Records with drawing code
- - - -
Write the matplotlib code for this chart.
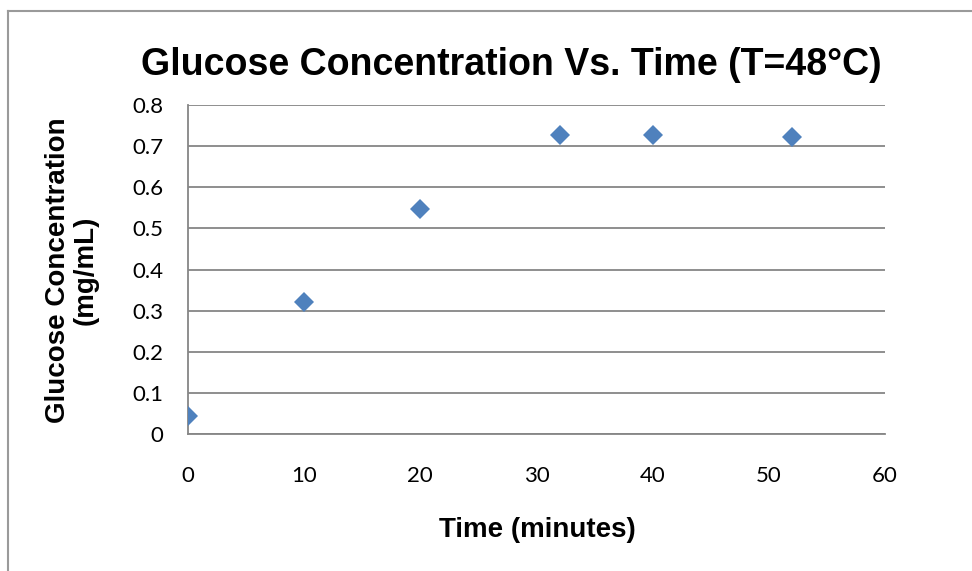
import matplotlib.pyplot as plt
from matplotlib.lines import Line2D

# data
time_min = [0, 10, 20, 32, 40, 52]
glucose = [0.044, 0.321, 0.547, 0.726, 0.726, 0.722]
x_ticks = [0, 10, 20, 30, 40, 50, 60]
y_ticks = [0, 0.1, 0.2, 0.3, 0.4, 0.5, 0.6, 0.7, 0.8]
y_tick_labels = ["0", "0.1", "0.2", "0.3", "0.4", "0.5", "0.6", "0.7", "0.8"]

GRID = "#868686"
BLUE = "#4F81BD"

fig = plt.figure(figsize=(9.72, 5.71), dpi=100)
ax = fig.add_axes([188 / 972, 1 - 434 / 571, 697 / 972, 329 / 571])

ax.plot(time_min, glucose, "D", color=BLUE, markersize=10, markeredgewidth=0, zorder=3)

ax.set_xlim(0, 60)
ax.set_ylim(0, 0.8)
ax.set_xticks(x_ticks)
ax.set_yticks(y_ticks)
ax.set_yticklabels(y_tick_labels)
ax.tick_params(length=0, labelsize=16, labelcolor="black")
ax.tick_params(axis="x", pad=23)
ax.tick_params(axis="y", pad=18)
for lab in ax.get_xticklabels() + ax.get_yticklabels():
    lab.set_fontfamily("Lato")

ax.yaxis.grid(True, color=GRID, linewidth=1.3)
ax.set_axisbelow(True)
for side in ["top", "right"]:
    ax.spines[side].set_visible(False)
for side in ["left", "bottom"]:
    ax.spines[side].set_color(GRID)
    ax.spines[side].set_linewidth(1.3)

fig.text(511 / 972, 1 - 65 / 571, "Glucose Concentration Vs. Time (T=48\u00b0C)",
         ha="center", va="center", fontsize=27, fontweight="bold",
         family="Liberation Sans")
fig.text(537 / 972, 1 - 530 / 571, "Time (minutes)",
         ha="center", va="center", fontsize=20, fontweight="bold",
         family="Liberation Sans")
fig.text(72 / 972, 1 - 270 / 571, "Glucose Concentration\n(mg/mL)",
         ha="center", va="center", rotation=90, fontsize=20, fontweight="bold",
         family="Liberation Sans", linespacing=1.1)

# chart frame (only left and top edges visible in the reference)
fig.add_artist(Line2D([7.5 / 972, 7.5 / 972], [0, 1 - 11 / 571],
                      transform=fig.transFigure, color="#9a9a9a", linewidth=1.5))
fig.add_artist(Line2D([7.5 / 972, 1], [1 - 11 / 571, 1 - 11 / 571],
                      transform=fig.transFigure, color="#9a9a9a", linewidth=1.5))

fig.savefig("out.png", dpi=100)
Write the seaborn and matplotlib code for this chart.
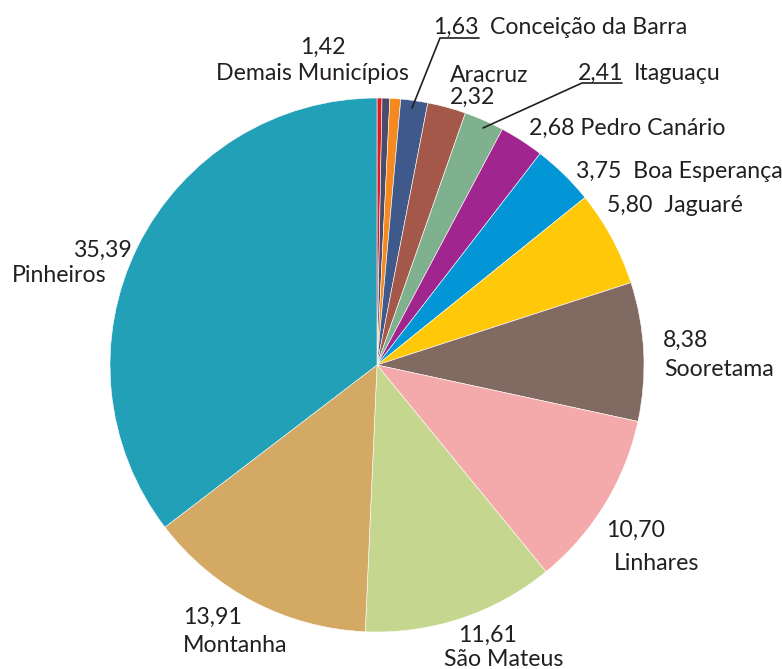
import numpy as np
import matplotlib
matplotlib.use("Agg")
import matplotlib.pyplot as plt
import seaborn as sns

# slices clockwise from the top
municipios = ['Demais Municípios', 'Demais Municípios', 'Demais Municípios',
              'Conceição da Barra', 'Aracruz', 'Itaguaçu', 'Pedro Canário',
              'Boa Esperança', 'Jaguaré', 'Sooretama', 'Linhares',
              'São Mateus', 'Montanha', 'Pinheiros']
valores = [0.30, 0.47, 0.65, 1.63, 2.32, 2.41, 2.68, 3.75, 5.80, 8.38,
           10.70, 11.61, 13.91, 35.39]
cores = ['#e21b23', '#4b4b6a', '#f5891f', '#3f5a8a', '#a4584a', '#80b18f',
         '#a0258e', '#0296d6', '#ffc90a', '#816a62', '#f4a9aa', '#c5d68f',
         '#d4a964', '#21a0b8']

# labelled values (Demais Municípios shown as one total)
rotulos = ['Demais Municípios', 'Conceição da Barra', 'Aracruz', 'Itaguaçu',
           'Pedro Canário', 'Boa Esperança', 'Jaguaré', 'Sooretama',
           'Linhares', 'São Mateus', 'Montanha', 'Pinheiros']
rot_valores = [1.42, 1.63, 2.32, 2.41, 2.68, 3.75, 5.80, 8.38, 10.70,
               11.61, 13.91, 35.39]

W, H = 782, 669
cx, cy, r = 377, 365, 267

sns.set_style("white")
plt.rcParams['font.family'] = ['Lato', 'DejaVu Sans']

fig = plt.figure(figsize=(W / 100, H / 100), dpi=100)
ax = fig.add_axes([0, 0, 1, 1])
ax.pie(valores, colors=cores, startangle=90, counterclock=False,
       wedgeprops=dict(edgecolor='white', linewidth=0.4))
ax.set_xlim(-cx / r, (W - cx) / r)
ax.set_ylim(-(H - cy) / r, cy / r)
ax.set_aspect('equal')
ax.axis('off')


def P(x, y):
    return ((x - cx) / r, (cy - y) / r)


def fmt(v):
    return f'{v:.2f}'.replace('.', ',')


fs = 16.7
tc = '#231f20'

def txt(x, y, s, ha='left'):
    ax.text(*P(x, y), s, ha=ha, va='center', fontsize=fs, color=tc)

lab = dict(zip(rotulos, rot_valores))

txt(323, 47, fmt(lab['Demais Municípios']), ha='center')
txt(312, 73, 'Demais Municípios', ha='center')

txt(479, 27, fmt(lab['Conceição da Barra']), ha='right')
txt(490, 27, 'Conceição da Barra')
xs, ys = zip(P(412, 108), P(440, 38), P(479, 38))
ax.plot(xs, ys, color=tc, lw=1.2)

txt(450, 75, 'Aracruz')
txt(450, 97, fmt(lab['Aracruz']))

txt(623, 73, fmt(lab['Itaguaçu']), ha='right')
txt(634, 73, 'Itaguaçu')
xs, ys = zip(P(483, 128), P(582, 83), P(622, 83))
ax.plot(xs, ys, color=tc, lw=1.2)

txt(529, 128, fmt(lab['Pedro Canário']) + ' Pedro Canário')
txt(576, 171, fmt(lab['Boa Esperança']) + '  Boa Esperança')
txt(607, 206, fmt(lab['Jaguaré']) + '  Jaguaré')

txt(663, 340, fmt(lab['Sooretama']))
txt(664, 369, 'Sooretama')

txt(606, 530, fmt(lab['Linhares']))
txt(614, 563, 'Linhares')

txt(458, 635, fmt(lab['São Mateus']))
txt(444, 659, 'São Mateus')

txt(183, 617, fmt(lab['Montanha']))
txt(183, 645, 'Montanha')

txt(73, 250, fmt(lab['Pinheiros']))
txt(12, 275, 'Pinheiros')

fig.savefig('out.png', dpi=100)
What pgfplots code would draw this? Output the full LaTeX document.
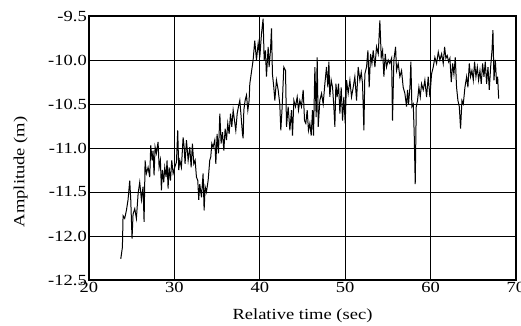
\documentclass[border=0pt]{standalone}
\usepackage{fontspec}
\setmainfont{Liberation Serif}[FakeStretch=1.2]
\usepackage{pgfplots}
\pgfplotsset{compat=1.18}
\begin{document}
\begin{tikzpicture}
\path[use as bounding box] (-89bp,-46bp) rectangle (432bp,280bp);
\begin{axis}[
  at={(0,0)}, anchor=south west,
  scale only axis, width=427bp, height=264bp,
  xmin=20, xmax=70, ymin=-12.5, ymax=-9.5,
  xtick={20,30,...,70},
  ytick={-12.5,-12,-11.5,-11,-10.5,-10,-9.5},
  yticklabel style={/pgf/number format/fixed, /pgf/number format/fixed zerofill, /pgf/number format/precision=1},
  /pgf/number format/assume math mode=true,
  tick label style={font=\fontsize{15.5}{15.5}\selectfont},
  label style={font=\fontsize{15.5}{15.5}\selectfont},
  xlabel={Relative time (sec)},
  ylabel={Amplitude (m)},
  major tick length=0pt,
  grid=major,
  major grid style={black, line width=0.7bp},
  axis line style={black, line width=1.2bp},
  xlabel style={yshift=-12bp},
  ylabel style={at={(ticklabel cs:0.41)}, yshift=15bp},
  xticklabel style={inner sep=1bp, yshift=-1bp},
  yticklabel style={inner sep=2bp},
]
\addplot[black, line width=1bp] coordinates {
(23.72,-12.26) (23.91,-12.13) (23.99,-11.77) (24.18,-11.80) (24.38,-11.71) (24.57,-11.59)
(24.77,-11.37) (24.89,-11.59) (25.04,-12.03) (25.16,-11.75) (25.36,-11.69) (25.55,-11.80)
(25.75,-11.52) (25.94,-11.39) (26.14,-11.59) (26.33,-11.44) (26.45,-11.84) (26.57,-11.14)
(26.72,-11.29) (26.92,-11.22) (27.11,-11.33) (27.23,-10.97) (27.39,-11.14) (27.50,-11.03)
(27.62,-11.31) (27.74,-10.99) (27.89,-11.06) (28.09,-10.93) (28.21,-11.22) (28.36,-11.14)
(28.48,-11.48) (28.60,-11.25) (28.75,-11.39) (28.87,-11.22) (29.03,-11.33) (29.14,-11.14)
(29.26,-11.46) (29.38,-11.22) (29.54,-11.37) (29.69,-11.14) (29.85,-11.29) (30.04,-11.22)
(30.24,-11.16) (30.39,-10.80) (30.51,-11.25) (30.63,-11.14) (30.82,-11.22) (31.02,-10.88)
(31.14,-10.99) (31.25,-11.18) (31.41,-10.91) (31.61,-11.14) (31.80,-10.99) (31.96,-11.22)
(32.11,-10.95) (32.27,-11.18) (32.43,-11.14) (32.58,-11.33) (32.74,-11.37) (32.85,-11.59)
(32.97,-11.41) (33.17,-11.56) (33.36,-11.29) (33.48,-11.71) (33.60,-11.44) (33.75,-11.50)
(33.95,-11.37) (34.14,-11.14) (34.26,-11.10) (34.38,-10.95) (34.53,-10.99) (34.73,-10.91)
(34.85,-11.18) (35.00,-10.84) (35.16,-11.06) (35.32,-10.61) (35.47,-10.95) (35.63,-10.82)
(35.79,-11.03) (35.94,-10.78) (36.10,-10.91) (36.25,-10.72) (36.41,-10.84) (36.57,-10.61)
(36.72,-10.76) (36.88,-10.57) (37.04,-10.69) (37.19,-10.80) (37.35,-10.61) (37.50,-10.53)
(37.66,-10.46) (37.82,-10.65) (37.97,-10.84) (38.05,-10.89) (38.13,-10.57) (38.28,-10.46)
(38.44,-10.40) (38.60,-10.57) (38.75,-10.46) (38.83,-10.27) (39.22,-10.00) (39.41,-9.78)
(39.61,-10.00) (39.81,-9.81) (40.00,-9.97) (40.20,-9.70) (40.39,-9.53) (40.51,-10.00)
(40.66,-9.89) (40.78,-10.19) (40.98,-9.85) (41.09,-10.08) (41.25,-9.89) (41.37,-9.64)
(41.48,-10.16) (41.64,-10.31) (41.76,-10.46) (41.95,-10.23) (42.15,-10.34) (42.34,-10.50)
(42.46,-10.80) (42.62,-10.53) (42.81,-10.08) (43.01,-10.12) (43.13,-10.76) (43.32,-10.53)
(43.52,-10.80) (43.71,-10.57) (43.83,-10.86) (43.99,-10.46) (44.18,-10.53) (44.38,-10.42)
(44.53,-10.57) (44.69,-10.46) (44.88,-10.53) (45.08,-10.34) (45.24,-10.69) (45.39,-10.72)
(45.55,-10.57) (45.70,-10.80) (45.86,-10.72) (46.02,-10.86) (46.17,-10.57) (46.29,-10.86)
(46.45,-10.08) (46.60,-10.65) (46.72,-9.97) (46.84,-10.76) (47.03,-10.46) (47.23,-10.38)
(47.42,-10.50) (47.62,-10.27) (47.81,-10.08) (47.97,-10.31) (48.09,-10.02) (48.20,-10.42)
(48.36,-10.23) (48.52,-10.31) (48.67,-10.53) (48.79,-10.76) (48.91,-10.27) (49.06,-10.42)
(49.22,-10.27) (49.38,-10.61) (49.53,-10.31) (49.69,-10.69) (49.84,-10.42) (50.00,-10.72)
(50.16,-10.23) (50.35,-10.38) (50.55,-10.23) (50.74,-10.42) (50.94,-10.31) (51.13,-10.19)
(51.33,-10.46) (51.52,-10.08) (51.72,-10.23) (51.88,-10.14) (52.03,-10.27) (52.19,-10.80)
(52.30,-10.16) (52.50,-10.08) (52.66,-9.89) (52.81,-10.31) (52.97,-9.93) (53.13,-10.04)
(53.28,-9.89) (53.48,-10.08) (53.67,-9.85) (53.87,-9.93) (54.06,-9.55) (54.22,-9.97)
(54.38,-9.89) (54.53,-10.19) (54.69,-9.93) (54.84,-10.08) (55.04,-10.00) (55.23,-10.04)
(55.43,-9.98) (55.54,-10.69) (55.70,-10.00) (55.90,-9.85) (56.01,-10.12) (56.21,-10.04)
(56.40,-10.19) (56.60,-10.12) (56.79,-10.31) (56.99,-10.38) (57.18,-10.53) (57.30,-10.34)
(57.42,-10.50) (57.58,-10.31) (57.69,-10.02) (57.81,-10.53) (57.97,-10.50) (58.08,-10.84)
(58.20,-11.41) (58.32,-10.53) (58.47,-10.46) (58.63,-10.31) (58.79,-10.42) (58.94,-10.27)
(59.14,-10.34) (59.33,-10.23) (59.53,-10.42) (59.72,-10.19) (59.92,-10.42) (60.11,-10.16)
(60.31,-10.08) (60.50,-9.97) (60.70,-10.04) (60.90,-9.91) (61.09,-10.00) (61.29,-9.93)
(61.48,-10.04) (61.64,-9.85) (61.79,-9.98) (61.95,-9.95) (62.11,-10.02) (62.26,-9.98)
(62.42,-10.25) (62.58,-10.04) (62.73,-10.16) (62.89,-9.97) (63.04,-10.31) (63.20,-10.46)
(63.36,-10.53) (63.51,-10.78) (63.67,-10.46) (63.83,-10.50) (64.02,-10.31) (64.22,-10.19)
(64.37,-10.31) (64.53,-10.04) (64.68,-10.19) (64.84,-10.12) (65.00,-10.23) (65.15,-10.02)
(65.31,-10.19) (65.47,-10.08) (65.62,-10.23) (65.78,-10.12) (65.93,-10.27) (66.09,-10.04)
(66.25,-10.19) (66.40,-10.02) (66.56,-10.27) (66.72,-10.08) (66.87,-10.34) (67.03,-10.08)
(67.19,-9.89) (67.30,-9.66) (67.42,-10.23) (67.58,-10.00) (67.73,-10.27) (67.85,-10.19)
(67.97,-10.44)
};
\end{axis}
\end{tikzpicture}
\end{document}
- - - -
### EXERCISE DIRECTIONS
Take the records above from their first line through the line with "markersize=10, markeredgewidth=0, zorder=3)" and set those lines down word for word, minus the pictures.

### FULL RESPONSE
Write the matplotlib code for this chart.
import matplotlib.pyplot as plt
from matplotlib.lines import Line2D

# data
time_min = [0, 10, 20, 32, 40, 52]
glucose = [0.044, 0.321, 0.547, 0.726, 0.726, 0.722]
x_ticks = [0, 10, 20, 30, 40, 50, 60]
y_ticks = [0, 0.1, 0.2, 0.3, 0.4, 0.5, 0.6, 0.7, 0.8]
y_tick_labels = ["0", "0.1", "0.2", "0.3", "0.4", "0.5", "0.6", "0.7", "0.8"]

GRID = "#868686"
BLUE = "#4F81BD"

fig = plt.figure(figsize=(9.72, 5.71), dpi=100)
ax = fig.add_axes([188 / 972, 1 - 434 / 571, 697 / 972, 329 / 571])

ax.plot(time_min, glucose, "D", color=BLUE, markersize=10, markeredgewidth=0, zorder=3)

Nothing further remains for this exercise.